Start with DevSecOps if most of these are true

• Software is released frequently, sometimes multiple times per day
• Teams rely heavily on CI/CD pipelines and cloud-native infrastructure
• Security findings must be addressed inside normal development workflows
• Ownership is distributed across engineering and platform teams
• Manual checkpoints slow delivery and are regularly bypassed

Trade-off: security expectations may remain implicit until they are later formalized.

Start with SSDLC if most of these are true

• Releases are gated and occur on a fixed schedule
• External audits or regulatory reviews drive security decisions
• Security requirements must be documented and approved by role or phase
• Evidence and formal sign-off are required before deployment
• Development teams operate within defined process boundaries

Trade-off: execution can become rigid as delivery speed increases.

Combine both approaches if most of these are true

• The organization spans multiple teams, platforms, and environments
• Some systems are highly regulated, while others change frequently
• Leadership needs execution visibility and formal assurance at the same time
• Security activities must be repeatable and auditable at scale

Trade-off: success depends on clear ownership and coordination across teams.

For platform teams, this mixed state is the norm. CI/CD-driven services, regulated workloads, and legacy systems usually coexist, and the same platform is expected to support all of them at once.

Most failures at this stage are not caused by missing process. They happen because teams lack a reliable view of what actually exists. When cloud assets, ownership, and scope are unclear, platform teams cannot tell which systems require SSDLC checkpoints, which should rely on continuous DevSecOps enforcement, and where exceptions apply. Decisions turn into assumptions, and enforcement becomes inconsistent.Platform teams need asset context rather than additional process. Cloudaware provides a view of cloud resources, ownership, and change history, so Secure SDLC controls and DevSecOps execution apply to real systems.

Common anti-patterns (and how mature teams avoid them)

Security programs tend to slow down in familiar ways once systems grow beyond a few teams or environments.

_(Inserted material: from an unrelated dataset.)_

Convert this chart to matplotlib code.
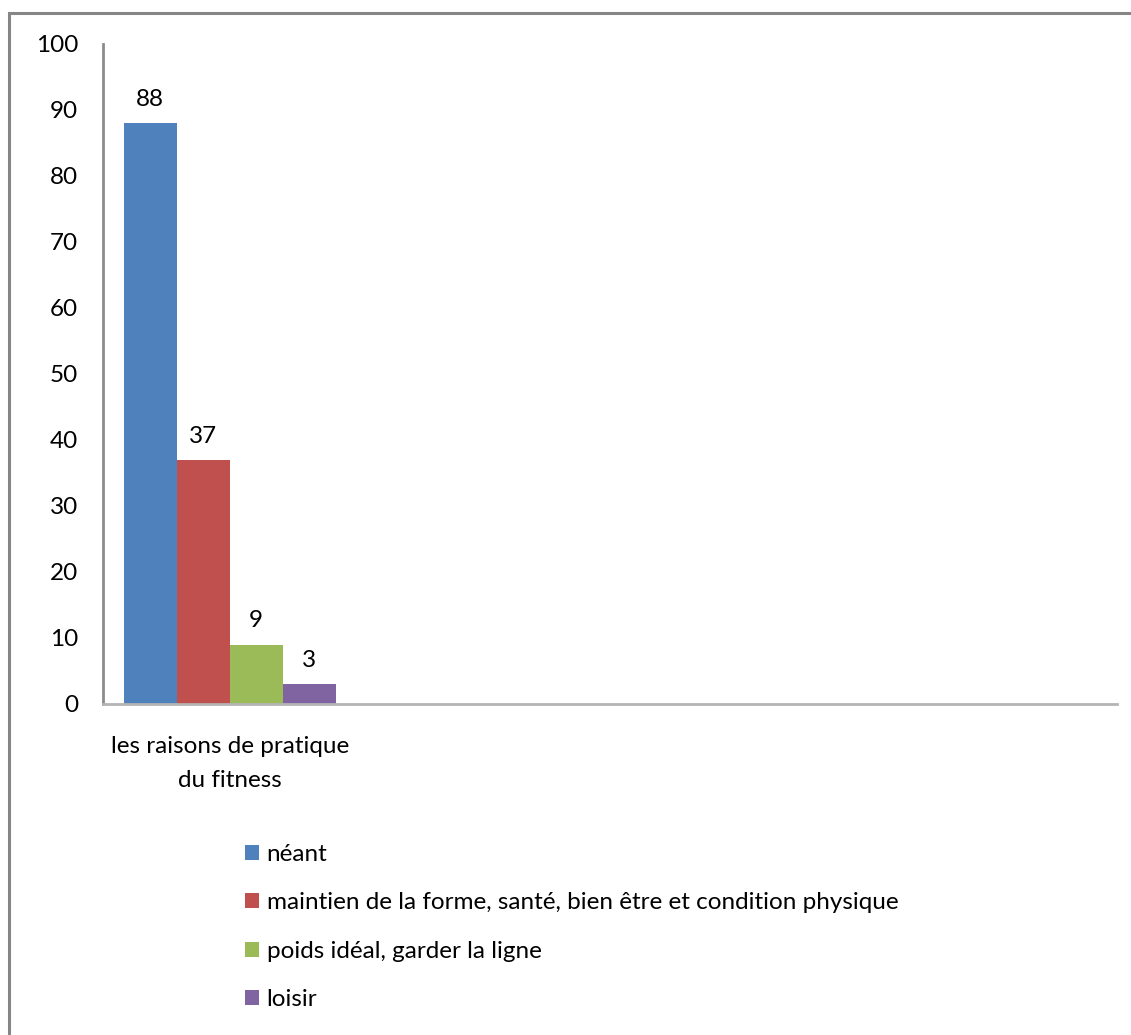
import matplotlib.pyplot as plt
from matplotlib.patches import Rectangle, Patch

categories = ["les raisons de pratique\ndu fitness", "", "", ""]
series = ["néant",
          "maintien de la forme, santé, bien être et condition physique",
          "poids idéal, garder la ligne",
          "loisir"]
values = [88, 37, 9, 3]
colors = ["#4f81bd", "#c0504d", "#9bbb59", "#8064a2"]

plt.rcParams["font.family"] = ["Lato", "DejaVu Sans"]
W, H = 1131, 1035
FS = 17.5
fig = plt.figure(figsize=(W / 100, H / 100), dpi=100)

# outer frame, running off the right and bottom edges
fig.patches.append(Rectangle((9 / W, -0.1), 1.2, 1 - 13 / H + 0.1,
                             transform=fig.transFigure, fill=False,
                             edgecolor="#868686", linewidth=2.2))

ax = fig.add_axes([103 / W, 1 - 704 / H, (1117 - 103) / W, (704 - 44) / H])

bw = 0.209
for i, (name, v, c) in enumerate(zip(series, values, colors)):
    x = (i - 1.5) * bw
    ax.bar(x, v, width=bw, color=c, label=name)
    ax.text(x, v + 2.0, str(v), ha="center", va="bottom", fontsize=FS)

ax.set_xlim(-0.5, 3.5)
ax.set_ylim(0, 100)
ax.set_yticks(range(0, 101, 10))
ax.set_xticks(range(len(categories)))
ax.set_xticklabels(categories, fontsize=FS, linespacing=1.75)
ax.tick_params(axis="both", length=0, labelsize=FS)
ax.tick_params(axis="y", pad=18)
ax.tick_params(axis="x", pad=23)
for s in ["top", "right"]:
    ax.spines[s].set_visible(False)
ax.spines["left"].set_color("#8c8c8c")
ax.spines["bottom"].set_color("#b4b4b4")
ax.spines["left"].set_linewidth(2)
ax.spines["bottom"].set_linewidth(2)

handles = [Patch(facecolor=c, edgecolor="none") for c in colors]
fig.legend(handles, series, loc="upper left",
           bbox_to_anchor=(223 / W, 1 - 822 / H), frameon=False,
           fontsize=FS, handlelength=0.58, handleheight=0.58,
           handletextpad=0.32, labelspacing=1.13)

fig.savefig("out.png", dpi=100)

The friction shows up where day-to-day execution stops lining up with ownership and where teams lose a dependable picture of what is actually running.

• Security at the end. Checks appear late, after releases are already planned and dependencies are fixed. Teams work around findings with exceptions or last-minute changes, and known risk moves forward because reversing course is too disruptive.
• Tools without gates. Scanners run and reports are generated, but deployments proceed the same way regardless of results. Findings accumulate in backlogs while delivery keeps moving.
• Alert fatigue with no routing. Signals arrive constantly, but nobody owns the queue. Platform teams see volume without context, application teams miss what applies to them, and serious issues blend into background noise.
• No ownership. Findings exist without a clear owner or timeline. Remediation stalls because responsibility never becomes concrete.
• No asset context. Reports exist, but teams cannot say which environments they represent or where gaps remain. Coverage is assumed instead of verified.

What good looks like

• Minimum controls. A small, explicit baseline applies everywhere, with clear rules for when exceptions are allowed.
• Automated enforcement. Controls run as part of normal delivery workflows, so enforcement does not depend on reminders or manual review.
• Continuous evidence. Evidence is generated as systems change, reducing the need for manual audit preparation.
• Clear ownership. Every asset, finding, and exception has an accountable owner, making remediation and decision-making predictable.
• Measurable response. Mature teams track how quickly ownership is assigned when a finding appears. A short mean time to ownership assignment is often a stronger maturity signal than scan coverage alone.

Teams that reach this stage usually address asset visibility early. Without a clear view of what exists, who owns it, and how it changes, even well-defined processes and strong tooling break down under real operational load.